"[...] many statistical results from scientific studies that showed great significance early in the analysis are less and less robust in later studies. For instance, a pharmaceutical company may release a new drug with great fanfare that showed extremely promising results in clinical trials, and then later, when numbers from its use in the general public trickle back, shows much smaller effects. Or a scientific observation of mate choice in swallows may first show a clear preference for symmetry, but as time passes and more species are examined or the same species is re-examined, the effect seems to fade.
This isn't surprising at all. It's what we expect, and there are many very good reasons for the shift.
Regression to the mean: As the number of data points increases, we expect the average values to regress to the true mean…and since often the initial work is done on the basis of promising early results, we expect more data to even out a fortuitously significant early outcome.
The file drawer effect: Results that are not significant are hard to publish, and end up stashed away in a cabinet. However, as a result becomes established, contrary results become more interesting and publishable.
Investigator bias: It's difficult to maintain scientific dispassion. We'd all love to see our hypotheses validated, so we tend to consciously or unconsciously select reseults that favor our views.
Commercial bias: Drug companies want to make money. They can make money off a placebo if there is some statistical support for it; there is certainly a bias towards exploiting statistical outliers for profit.
Population variance: Success in a well-defined subset of the population may lead to a bit of creep: if the drug helps this group with well-defined symptoms, maybe we should try it on this other group with marginal symptoms. And it doesn't…but those numbers will still be used in estimating its overall efficacy.
Simple chance: This is a hard one to get across to people, I've found. But if something is significant at the p=0.05 level, that still means that 1 in 20 experiments with a completely useless drug will still exhibit a significant effect.
Statistical fishing: I hate this one, and I see it all the time. The planned experiment revealed no significant results, so the data is pored over and any significant correlation is seized upon and published as if it was intended. See previous explanation. If the data set is complex enough, you'll always find a correlation somewhere, purely by chance.

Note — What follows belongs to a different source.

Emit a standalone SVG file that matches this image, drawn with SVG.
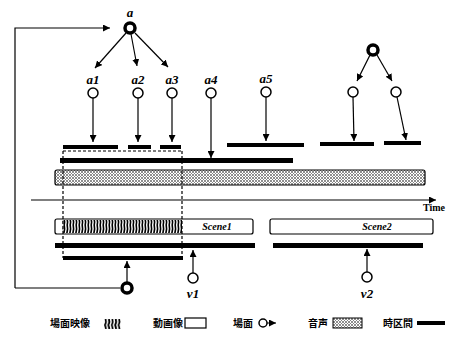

[...] Yes, science is hard. Especially when you are dealing with extremely complex phenomena with multiple variables, it can be extremely difficult to demonstrate the validity of a hypothesis (I detest the word "prove" in science, which we don't do, and we know it; Lehrer should, too). What the decline effect demonstrates, when it occurs, is that just maybe the original hypothesis was wrong." P.Z.Myers, Science is not Dead, blog Pharyngula.